C++ patch or .desktop file for desktop icons
Daniel Ostrow
dostrow at gentoo.org
Mon Jul 31 08:23:37 CEST 2006
<snip>
> You know, we might benefit from a GNOME style release timetable. At any
> given time about two thirds of svn head is rock solid stability-wise, so I
> suspect getting a release out every 6 months may not as hard as we think
> it is.
</snip>
A large portion of the reasoning behind avoiding a standard release
schedule is guaranteeing that the individuals responsible for the
release are present and free at that time and have had enough time to
ensure the stability of their product. Take this from someone who
participates in Gentoo's release schedule every six months. The way to
intelligently get around this is to have a designated release
coordinator who doesn't have to worry about coding anything him or
herself that isn't implicitly release related (read tools needed to
perform the release). Oliver has done a very good job at this but he has
other responsibilities in making sure the code in major components is
good to go.
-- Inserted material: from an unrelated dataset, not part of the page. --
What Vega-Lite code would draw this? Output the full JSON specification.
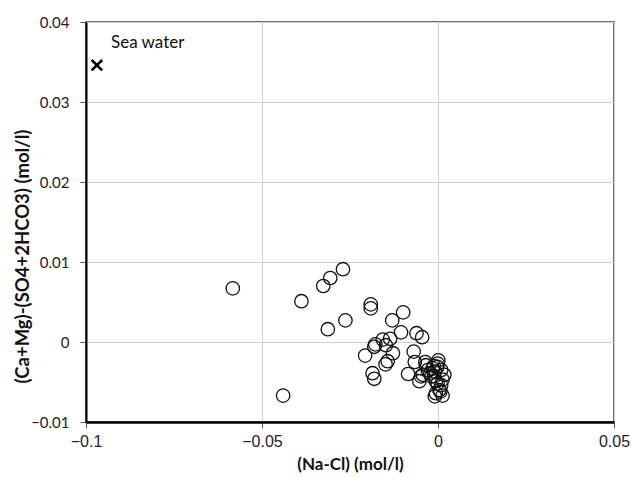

With the way things are there is no real ability to preform
a standard release.
That being said with the exception of major releases (read changes to
the minor version, 4.0 -> 4.2 or 4.2 -> 4.4 and changes to major version
3.x -> 4.x) every point release should be just a roll-up of code in the
appropriate trunk or branch. Some culture change would also have to take
place to avoid pushing large changes into the release trees within say
45 days of a scheduled release and nothing that isn't a bugfix could go
into the tree during prerelease cycles. Also if a major release wasn't
ready by a 6 month cycle (like the 4.4 release for example) it would
have to wait. If this is something that the XFCE developers would want I
would be happy to provide help. While I may not be a great C coder I do
happen to understand the dynamics of release engineering and go through
the glorious headache already on a 6 month cycle.